→ What the exercise asks
Reproduce the listing exactly, with no pictures in your copy.

→ Stored data
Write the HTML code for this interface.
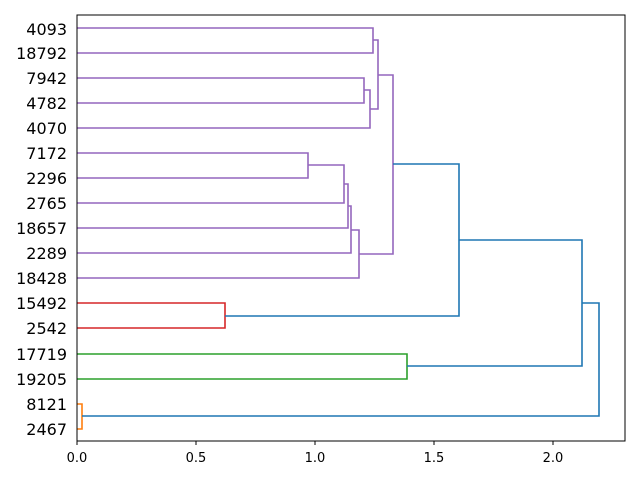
<!DOCTYPE html>
<html><head><style>body{margin:0;background:#fff}</style></head><body>
<svg width="640" height="480" xmlns="http://www.w3.org/2000/svg" font-family="DejaVu Sans, sans-serif">
<rect width="640" height="480" fill="#fff"/>
<g fill="none" stroke-width="1.6">
<g stroke="#9467bd">
<path d="M77,28H373V53H77"/>
<path d="M373,40H378V109H370"/>
<path d="M77,78H364V103H77"/>
<path d="M364,90H370V128H77"/>
<path d="M378,75H393V254H359"/>
<path d="M77,153H308V178H77"/>
<path d="M308,165H344V203H77"/>
<path d="M344,184H348V228H77"/>
<path d="M348,206H351V253H77"/>
<path d="M351,230H359V278H77"/>
</g>
<path stroke="#d62728" d="M77,303H225V328H77"/>
<path stroke="#2ca02c" d="M77,354H407V379H77"/>
<path stroke="#ff7f0e" d="M77,404H82V429H77"/>
<g stroke="#1f77b4">
<path d="M393,164H459V316H225"/>
<path d="M459,240H582V366H407"/>
<path d="M582,303H599V416H82"/>
</g>
</g>
<rect x="77" y="15" width="548" height="426" fill="none" stroke="#000" stroke-width="1"/>
<g stroke="#000">
<path d="M77,441v4M196,441v4M315,441v4M434,441v4M553,441v4"/>
</g>
<g font-size="13" text-anchor="middle" fill="#000">
<text x="77" y="462">0.0</text><text x="196" y="462">0.5</text><text x="315" y="462">1.0</text><text x="434" y="462">1.5</text><text x="553" y="462">2.0</text>
</g>
<g font-size="16" text-anchor="end" fill="#000">
<text x="67" y="35">4093</text><text x="67" y="59">18792</text><text x="67" y="84">7942</text><text x="67" y="109">4782</text><text x="67" y="134">4070</text><text x="67" y="159">7172</text><text x="67" y="184">2296</text><text x="67" y="209">2765</text><text x="67" y="234">18657</text><text x="67" y="259">2289</text><text x="67" y="284">18428</text><text x="67" y="309">15492</text><text x="67" y="334">2542</text><text x="67" y="360">17719</text><text x="67" y="385">19205</text><text x="67" y="410">8121</text><text x="67" y="435">2467</text>
</g>
</svg>
</body></html>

→ Answer below
Write the HTML code for this interface.
<!DOCTYPE html>
<html><head><style>body{margin:0;background:#fff}</style></head><body>
<svg width="640" height="480" xmlns="http://www.w3.org/2000/svg" font-family="DejaVu Sans, sans-serif">
<rect width="640" height="480" fill="#fff"/>
<g fill="none" stroke-width="1.6">
<g stroke="#9467bd">
<path d="M77,28H373V53H77"/>
<path d="M373,40H378V109H370"/>
<path d="M77,78H364V103H77"/>
<path d="M364,90H370V128H77"/>
<path d="M378,75H393V254H359"/>
<path d="M77,153H308V178H77"/>
<path d="M308,165H344V203H77"/>
<path d="M344,184H348V228H77"/>
<path d="M348,206H351V253H77"/>
<path d="M351,230H359V278H77"/>
</g>
<path stroke="#d62728" d="M77,303H225V328H77"/>
<path stroke="#2ca02c" d="M77,354H407V379H77"/>
<path stroke="#ff7f0e" d="M77,404H82V429H77"/>
<g stroke="#1f77b4">
<path d="M393,164H459V316H225"/>
<path d="M459,240H582V366H407"/>
<path d="M582,303H599V416H82"/>
</g>
</g>
<rect x="77" y="15" width="548" height="426" fill="none" stroke="#000" stroke-width="1"/>
<g stroke="#000">
<path d="M77,441v4M196,441v4M315,441v4M434,441v4M553,441v4"/>
</g>
<g font-size="13" text-anchor="middle" fill="#000">
<text x="77" y="462">0.0</text><text x="196" y="462">0.5</text><text x="315" y="462">1.0</text><text x="434" y="462">1.5</text><text x="553" y="462">2.0</text>
</g>
<g font-size="16" text-anchor="end" fill="#000">
<text x="67" y="35">4093</text><text x="67" y="59">18792</text><text x="67" y="84">7942</text><text x="67" y="109">4782</text><text x="67" y="134">4070</text><text x="67" y="159">7172</text><text x="67" y="184">2296</text><text x="67" y="209">2765</text><text x="67" y="234">18657</text><text x="67" y="259">2289</text><text x="67" y="284">18428</text><text x="67" y="309">15492</text><text x="67" y="334">2542</text><text x="67" y="360">17719</text><text x="67" y="385">19205</text><text x="67" y="410">8121</text><text x="67" y="435">2467</text>
</g>
</svg>
</body></html>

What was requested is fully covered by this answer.